Blog Andando por Aí

Nunca mais

Duas mandíbulas de javalis adultos mostrando os caninos hiperdesenvolvidos, sua principal arma

A expressão nunca mais é forte, taxativa, pressupõe mudança permanente de alguma coisa, ou de alguém. Nunca mais remete a um estado de perda ou esquecimento, mas também pode me levar a pensar em coisas que vieram e que jamais irão embora. Os pinus, estes pinheiros que foram importados do norte do México, os eucaliptos, que vieram da Austrália, os ratos de esgoto, os cavalos, ovelhas, galinhas, bois, gatos e cachorros que vieram com os europeus, e tantos outros animais e plantas que para a América foram trazidos depois de 1.500, incluindo nós, são alguns dos exemplos de organismos que nunca mais irão embora daqui. Mas quero me referir a uma espécie em particular, que é relativamente recente entre nós e que, tenho certeza, nunca mais vai nos abandonar. Falo dos javalis. O javali é o ancestral dos porcos domésticos, que foi há muito milênios domesticado na Eurásia, o grande continente formado pela Europa e Ásia, sendo hoje uma inquestionável fonte de proteína da dieta humana. Na Europa, ainda hoje, existem javalis no estado selvagem vivendo nas florestas de muitos países sem causarem os estragos que seus pares fazem aqui.
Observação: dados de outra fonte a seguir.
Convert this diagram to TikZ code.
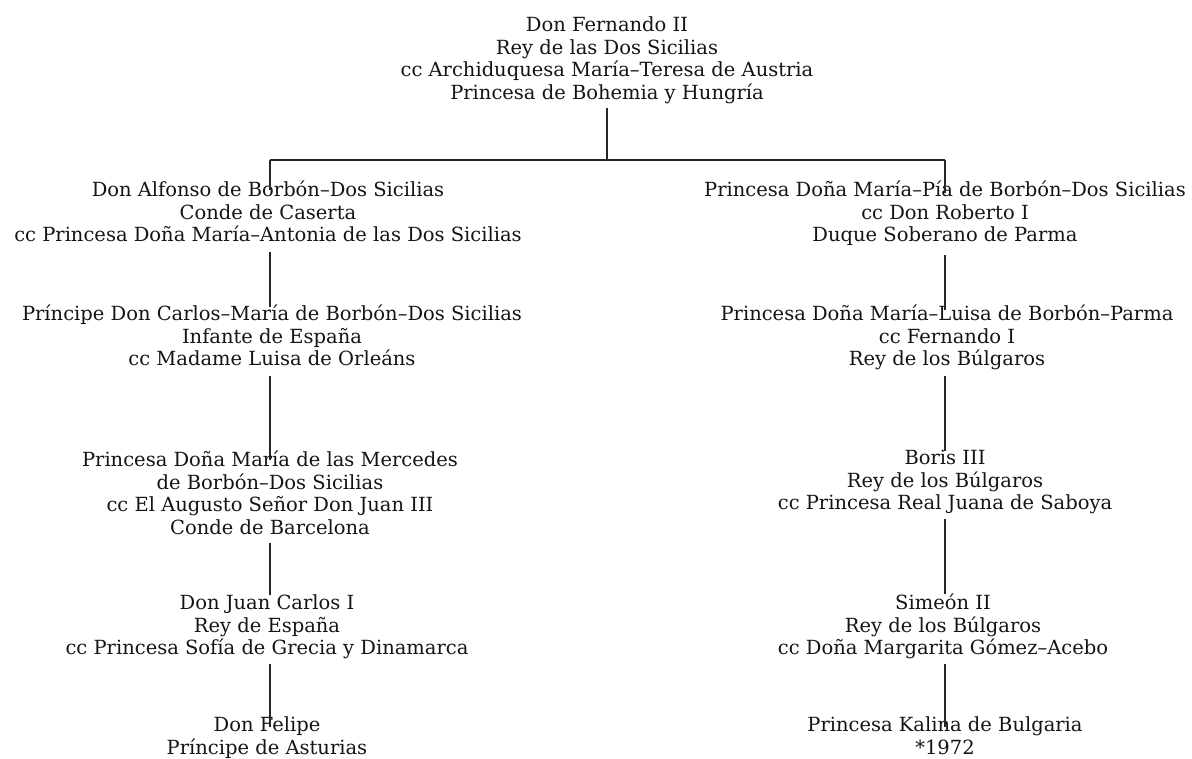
\documentclass[tikz,border=0pt]{standalone}
\usepackage{fontspec}
\setmainfont{DejaVu Serif}
\newcommand\topst{\rule{0pt}{16pt}}
\newcommand\botst{\rule[-5pt]{0pt}{5pt}}
\begin{document}
\begin{tikzpicture}[x=1pt,y=-1pt,
  person/.style={inner sep=0pt, align=center, anchor=north, text=black!92,
    font=\fontsize{19.5}{22.5}\selectfont},
  link/.style={line width=1.2pt, draw=black!85}]
\useasboundingbox[fill=white] (0,0) rectangle (1192,759);

\node[person] (top) at (607,15.5) {\topst Don Fernando II\\Rey de las Dos Sicilias\\cc Archiduquesa María–Teresa de Austria\\Princesa de Bohemia y Hungría\botst};

\node[person] (alf) at (268,180.5) {\topst Don Alfonso de Borbón–Dos Sicilias\\Conde de Caserta\\cc Princesa Doña María–Antonia de las Dos Sicilias\botst};
\node[person] (pia) at (945,180.5) {\topst Princesa Doña María–Pía de Borbón–Dos Sicilias\\cc Don Roberto I\\Duque Soberano de Parma\botst};

\node[person] (car) at (272,304.5) {\topst Príncipe Don Carlos–María de Borbón–Dos Sicilias\\Infante de España\\cc Madame Luisa de Orleáns\botst};
\node[person] (lui) at (947,304.5) {\topst Princesa Doña María–Luisa de Borbón–Parma\\cc Fernando I\\Rey de los Búlgaros\botst};

\node[person] (mer) at (270,450.5) {\topst Princesa Doña María de las Mercedes\\de Borbón–Dos Sicilias\\cc El Augusto Señor Don Juan III\\Conde de Barcelona\botst};
\node[person] (bor) at (945,448.5) {\topst Boris III\\Rey de los Búlgaros\\cc Princesa Real Juana de Saboya\botst};

\node[person] (jua) at (267,593.5) {\topst Don Juan Carlos I\\Rey de España\\cc Princesa Sofía de Grecia y Dinamarca\botst};
\node[person] (sim) at (943,593.5) {\topst Simeón II\\Rey de los Búlgaros\\cc Doña Margarita Gómez–Acebo\botst};

\node[person] (fel) at (267,715.5) {\topst Don Felipe\\Príncipe de Asturias\botst};
\node[person] (kal) at (945,715.5) {\topst Princesa Kalina de Bulgaria\\*1972\botst};

\coordinate (jm) at (607,160);
\coordinate (jl) at (270,160);
\coordinate (jr) at (945,160);
\coordinate (lx) at (270,0);
\coordinate (rx) at (945,0);

\draw[link] ([yshift=-4pt]top.south) -- (jm);
\draw[link] (jl) -- (jr);
\draw[link] (jl) -- ([yshift=-10pt]alf.north -| lx);
\draw[link] (jr) -- ([yshift=-13pt]pia.north -| rx);
\draw[link] ([yshift=-5pt]alf.south -| lx) -- ([yshift=-3pt]car.north -| lx);
\draw[link] ([yshift=-8pt]pia.south -| rx) -- ([yshift=-6pt]lui.north -| rx);
\draw[link] ([yshift=-5pt]car.south -| lx) -- ([yshift=-9.5pt]mer.north -| lx);
\draw[link] ([yshift=-5pt]lui.south -| rx) -- ([yshift=-2pt]bor.north -| rx);
\draw[link] ([yshift=-4pt]mer.south -| lx) -- ([yshift=-1pt]jua.north -| lx);
\draw[link] ([yshift=-4pt]bor.south -| rx) -- (sim.north -| rx);
\draw[link] ([yshift=-4.5pt]jua.south -| lx) -- ([yshift=-11.5pt]fel.north -| lx);
\draw[link] ([yshift=-4.5pt]sim.south -| rx) -- ([yshift=-11.5pt]kal.north -| rx);
\end{tikzpicture}
\end{document}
Fêmea de javali capturada e mantida em cativeiro

Em meados do século 20, alguns fazendeiros uruguaios, próximo da fronteira seca com o Rio Grande do Sul, importaram da Europa casais de javalis que foram soltos em suas fazendas, com o objetivo de terem um animal de caça. Como o bicho não conhece fronteiras, aos poucos foram se adaptando ao novo ambiente e, obedecendo uma velha lei da ecologia que, tendo disponibilidade de espaço, alimento e ausência de predadores, uma espécie introduzida em um novo ambiente logo se multiplica de forma espetacular, necessitando assim cada vez mais de novas áreas para acomodar os novos indivíduos. Assim acabaram chegando ao nosso Rio Grande e daí se espalharam, ajudados também por criadores que capturavam machos para cruzarem com as porcas domésticas, obtendo no cruzamento o conhecido Javaporco, uma mistura de porco doméstico com o sangue selvagem do javali.

Hoje, praticamente, não há lugar no nosso Rio Grande que não tenha algum registro da presença deste suídeo, alimentando um sedento grupo de caçadores que se especializaram na caça desta espécie exótica. Cães são utilizados, na maioria das vezes, para a localização das varas de javalis, sendo que muitas vezes a fúria destes porcos acabam por matar ou ferir muitos dos cães devido ao tamanho e periculosidade de suas presas que, de tão grandes, ficam para fora da mandíbula e da maxila sendo exibidas como armas intimidadoras. Ataques a caçadores são relatados principalmente quando os javalis se encontram encurralados pelos cães, quando o nível de adrenalina em seu sangue sinaliza aquele momento crucial de sobrevivência: ou ele ou eu.

Aqui no Rio Grande do Sul existem duas espécies de suídeos nativos e que habitam exclusivamente áreas de matas nativas. Falo do Queixada e do Cateto, espécies de médio porte e que se encontram em equilíbrio com o ambiente, tendo predadores como o puma e a onça pintada. Já os javalis, de porte muito maior – machos podem pesar mais de 200 quilos, tem uma capacidade de competição muitas vezes superior aos seus parentes americanos. Comem de tudo – raízes, larvas de insetos, carniça, frutas, pinhão, e algumas vezes agem como predadores de pequenos animais. São noturnos e nômades, e assim cada dia estão em um lugar, o que dificulta sua localização e captura. Por tudo isso, acredito que nunca mais vamos nos livrar dos javalis, devendo nos adaptarmos a sua presença predatória e esperar que a natureza o faça entrar em equilibrar com o novo ambiente e passa e a viver como uma espécie local, coisa que pode levar centenas de anos.